Because the agreement was conceptual, not specific, almost anything could be imagined. It's easier to say that the market was troubled by its overall assessment of the agreement than exactly why. But my guess is that it had to do with capital gains. Prior to the agreement, the market may have weighted a likelihood that some capital gains differential would emerge from conference as the House conferees pushed the 27% rate upward. The Rosty tilt toward the 27% rate on personal income dramatically increased chances that the differential would be eliminated, perhaps even closer to 30%.
In addition, rumors circulated that the conference might set the effective date of the higher capital gains rate sometime in July, catching those who had not cashed in their gains but who intended to benefit from the 20% rate before it expired January 1. The former chief of staff of the Joint Committee on Taxation, now a partner at Price Waterhouse, had alerted PW's clients to this possibility, which The Wall Street Journal reported July 9. A Ways & Means staffer was also said to be talking it up. Wall Street now has to defend itself against the possibility that this historic piece of legislation might have a few clunkers in it. It's also unhappy with a 1986 economy that has a tax increase — the loss of the investment-tax credit with no offset this year in the tax bill.

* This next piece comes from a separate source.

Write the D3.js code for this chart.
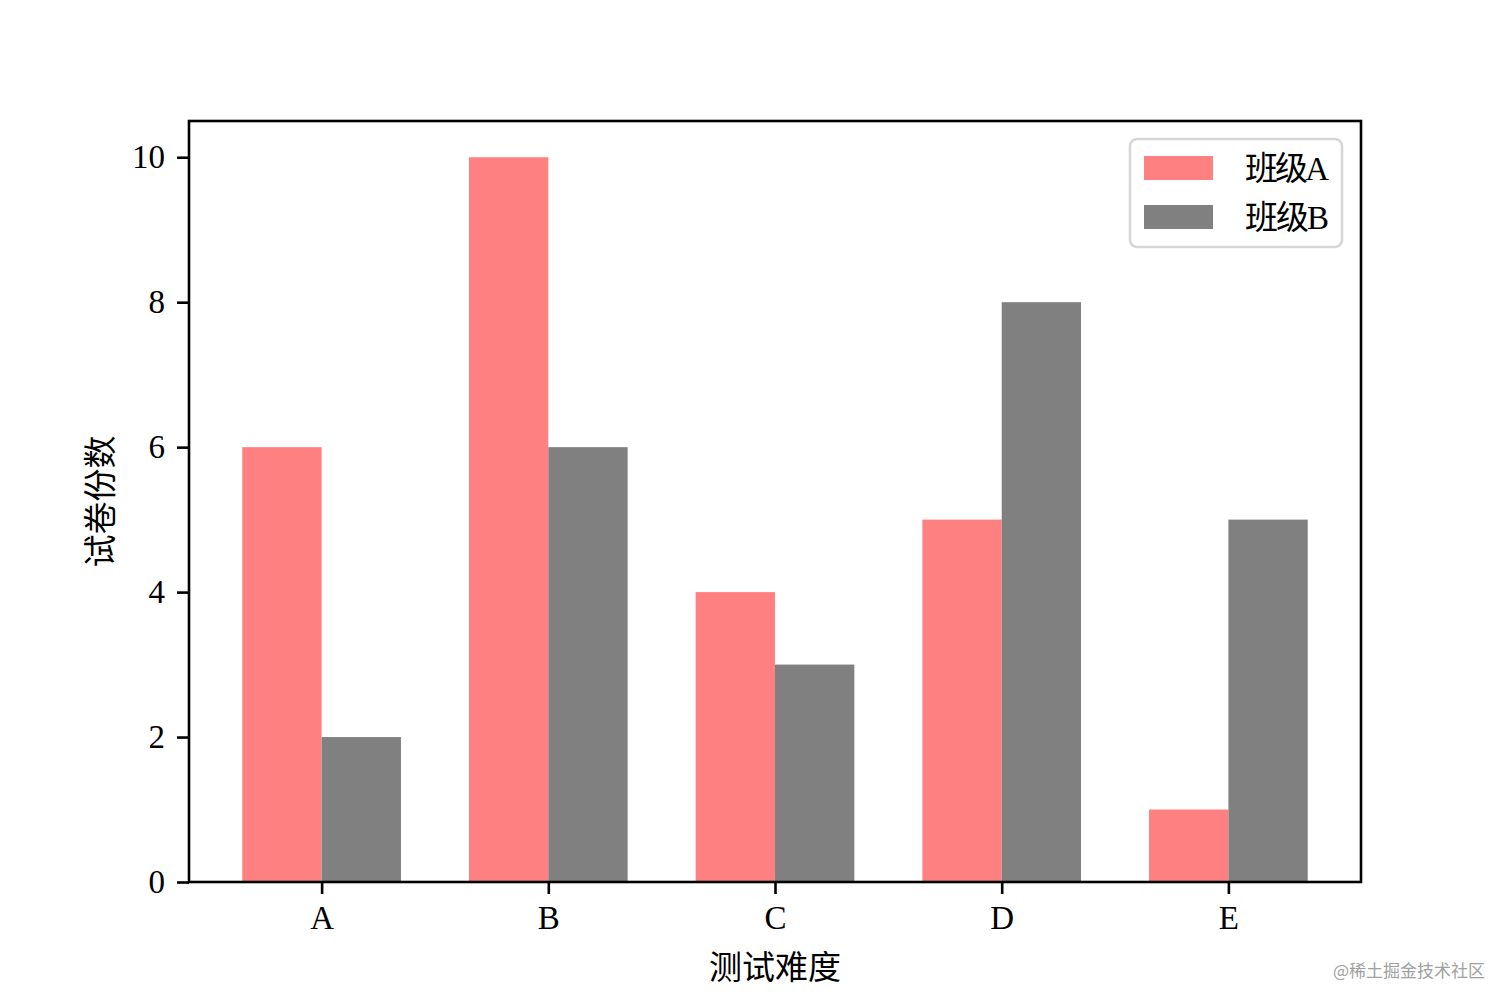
<!DOCTYPE html>
<html>
<head>
<meta charset="utf-8">
<script src="https://cdn.jsdelivr.net/npm/d3@7"></script>
<style>
  body { margin: 0; background: #fff; }
  svg text { font-family: "Liberation Serif", "Noto Sans CJK SC", serif; }
</style>
</head>
<body>
<div id="chart"></div>
<script>
var categories = ['A', 'B', 'C', 'D', 'E'];
var classA = [6, 10, 4, 5, 1];
var classB = [2, 6, 3, 8, 5];
var seriesNames = ['班级A', '班级B'];
var seriesColors = ['#ff8080', '#808080'];
var yTicks = [0, 2, 4, 6, 8, 10];

var width = 1512, height = 1008,
    plotL = 189, plotR = 1361, plotT = 121, plotB = 882,
    barW = 0.35;

var svg = d3.select('#chart').append('svg')
    .attr('width', width).attr('height', height);

var x = d3.scaleLinear().domain([-0.585, 4.585]).range([plotL, plotR]);
var y = d3.scaleLinear().domain([0, 10.5]).range([plotB, plotT]);

var series = [classA, classB];
series.forEach(function (vals, s) {
    svg.append('g').selectAll('rect')
        .data(vals)
        .enter().append('rect')
        .attr('x', function (d, i) { return x(i + (s === 0 ? -barW : 0)); })
        .attr('width', x(barW) - x(0))
        .attr('y', function (d) { return y(d); })
        .attr('height', function (d) { return y(0) - y(d); })
        .attr('fill', seriesColors[s]);
});

// axes
var xAxis = svg.append('g')
    .attr('transform', 'translate(0,' + plotB + ')')
    .call(d3.axisBottom(x).tickValues(d3.range(categories.length))
        .tickFormat(function (d) { return categories[d]; })
        .tickSize(12).tickPadding(12));
var yAxis = svg.append('g')
    .attr('transform', 'translate(' + plotL + ',0)')
    .call(d3.axisLeft(y).tickValues(yTicks).tickSize(12).tickPadding(12));

[xAxis, yAxis].forEach(function (g) {
    g.select('.domain').remove();
    g.selectAll('line').attr('stroke', '#000').attr('stroke-width', 2.6);
    g.selectAll('text').attr('fill', '#000')
        .style('font-size', '33px')
        .style('font-family', '"Liberation Serif", serif');
});

// frame
svg.append('rect')
    .attr('x', plotL).attr('y', plotT)
    .attr('width', plotR - plotL).attr('height', plotB - plotT)
    .attr('fill', 'none').attr('stroke', '#000').attr('stroke-width', 2.6);

// axis titles
svg.append('text')
    .attr('x', (plotL + plotR) / 2).attr('y', 979)
    .attr('text-anchor', 'middle')
    .style('font-size', '33px')
    .text('测试难度');
svg.append('text')
    .attr('transform', 'translate(112,' + ((plotT + plotB) / 2) + ') rotate(-90)')
    .attr('text-anchor', 'middle')
    .style('font-size', '33px')
    .text('试卷份数');

// legend
var legend = svg.append('g');
legend.append('rect')
    .attr('x', 1130).attr('y', 139).attr('width', 212).attr('height', 108)
    .attr('rx', 7)
    .attr('fill', '#fff').attr('fill-opacity', 0.8)
    .attr('stroke', '#d6d6d6').attr('stroke-width', 2.6);
seriesNames.forEach(function (name, i) {
    legend.append('rect')
        .attr('x', 1144).attr('y', 156 + i * 49)
        .attr('width', 69).attr('height', 24)
        .attr('fill', seriesColors[i]);
    legend.append('text')
        .attr('x', 1245).attr('y', 168 + i * 49)
        .attr('dy', '0.36em')
        .attr('textLength', 84)
        .style('font-size', '33px')
        .text(name);
});

// watermark
svg.append('text')
    .attr('x', 1485).attr('y', 977)
    .attr('text-anchor', 'end')
    .attr('fill', '#a0a0a0')
    .style('font-size', '17px')
    .style('font-family', '"Noto Sans CJK SC", sans-serif')
    .text('@稀土掘金技术社区');
</script>
</body>
</html>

We continue to believe that the legislation that finally emerges will be better than the general expectations of the moment. Yet the parallels with the 1920s do have validity. Tax and monetary policies in the United States could be close to optimum, now as they were then. But if the rest of the world doesn't follow suit, the structural tensions will produce anything but international harmony. At the moment, all this is in doubt, which is why we'll have to wait awhile for the 2000 Dow.